In the UK now they are further restricting access to puberty blockers for trans children. Their argument is that it can make them infertile and that they might regret it one day. What a load of bullshit! They are prioritising imaginary future children that may or may not exist one day over real life children who literally already exist, and know what they want and how to get it. Imagining that fertility is the be all and end all of human existence is frankly offensive. Like, adopt! It’s not that deep. It feels so reductive, old fashioned, and confused in its priorities. Because thats not really what it’s about. They want to make a world in which Trans people are not allowed rights in society because they cannot fit in the system, but also that the technologies which could allow them to fit in the system should also not be available, so in the end they just dont want trans people to exist. The end game is a fascist extermination. But what they dont realise is that even if they were to destroy all trans people, the next generation wild still contain more trans people. Because, as this bullshit man argued in the first place, you dont get to choose your gender. And many people are born intersex, trans, homosexual, queer, whether they like it or not. Get into it or get over it. Fuck. 

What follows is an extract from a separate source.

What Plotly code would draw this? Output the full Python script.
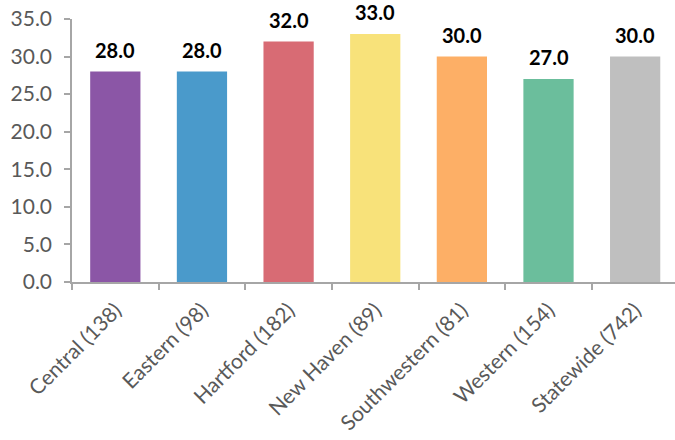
import plotly.graph_objects as go

categories = ["Central (138)", "Eastern (98)", "Hartford (182)", "New Haven (89)",
              "Southwestern (81)", "Western (154)", "Statewide (742)"]
values = [28.0, 28.0, 32.0, 33.0, 30.0, 27.0, 30.0]
colors = ["#8B56A6", "#4A9ACB", "#D86B74", "#F8E27A", "#FDAF66", "#6BBE9C", "#BFBFBF"]
y_ticks = [0, 5, 10, 15, 20, 25, 30, 35]

FONT = "Lato, Carlito, 'Open Sans', sans-serif"

fig = go.Figure(go.Bar(x=categories, y=values, marker=dict(color=colors, line=dict(width=0)),
                       width=0.58))

for c, v in zip(categories, values):
    fig.add_annotation(x=c, y=v, text=f"<b>{v:.1f}</b>", showarrow=False,
                       yanchor="bottom", yshift=9, borderpad=0,
                       font=dict(family=FONT, size=20, color="#000000"))

fig.update_layout(
    width=675, height=440,
    margin=dict(l=72, r=0, t=19, b=158),
    plot_bgcolor="white", paper_bgcolor="white",
    showlegend=False,
    font=dict(family=FONT, size=21, color="#595959"),
)
fig.update_xaxes(
    range=[-0.5, 6.46], tickangle=-45, tickson="boundaries",
    showline=True, linecolor="#A6A6A6", linewidth=1.5,
    ticks="outside", ticklen=6, tickcolor="#A6A6A6", tickwidth=1.5,
    showgrid=False, ticklabelstandoff=6,
    tickfont=dict(family=FONT, size=21, color="#595959"),
)
fig.update_yaxes(
    range=[0, 35], tickvals=y_ticks, tickformat=".1f",
    showline=True, linecolor="#A6A6A6", linewidth=1.5,
    ticks="outside", ticklen=6, tickcolor="#A6A6A6", tickwidth=1.5,
    showgrid=False, zeroline=False, ticklabelstandoff=8,
    tickfont=dict(family=FONT, size=21, color="#595959"),
)

fig.write_html("out.html")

I’m frankly tired of these bullshit arguments from assholes that sound like they thought about if for five minutes and then made their minds up about it. Trans people are the experts on trans people, we are the ones who spent a lot of time thinking about it, have a lot at stake in it, and therefore should be the reference point for decisions being made. That just feels obvious. It’s so hard for these bigots to acknowledge that there are some topics in which they are not the expert, and that the best thing they can do is listen and empathise. When will we acknowledge the vital role of empathy in politics? In the Dames valentines show in Alscace we spoke all about love. And after a show stopping performance from my sister Mona I had a moment to talk about empathy. It feels like on valentines day we are so preoccupied with privatised love amongst partners, family, and friends that we rarely make space to think about this public form of love which is empathy. Empathy allows us to love beyond our immediate vicinity, allows us to love people we never even met but with whom we can connect through our shared humanity. It encourages us to stick up for each other. Empathy allows us to connect with other creatures with whom we cannot directly communicate but with whom we can reach common understanding because we are all alive, and are all therefore striving for life. It allows us to feel love for the planet, for the beauty it beholds, and to feel loved by the planet in return for it holds us and nourishes us. 

I think that my job has a lot to do with empathy. My role as a performer allows me to be a vessel for the empathy of the spectators. It’s like a microcosm of the scope of emotion in which people are invited to practice empathy. As I sing with Eve I go through so many different emotions, and im not pretending, the music genuinely makes me feel a certain way, and I channel this emotion and allow it to erupt through my voice into the room. It’s a rehearsal room for practicing empathy. And the gag is that the empathy is felt with a trans person, who people may not have met before, may not have shared this special form of love connection. To be honest this was never the intention, but it is something that we are realising as we reflect on the Dames and on the way it makes us and the crowd feel. I often feel exhausted after a performance because I have literally been through so much in a short space of time. It’s gonna be nice to keep working with this with more intention and forethought. 

Im looking forward to the final month of my twenties. It feels like there is a lot to celebrate, to discover, to be thankful for, and to act upon. And that is what I intend to do.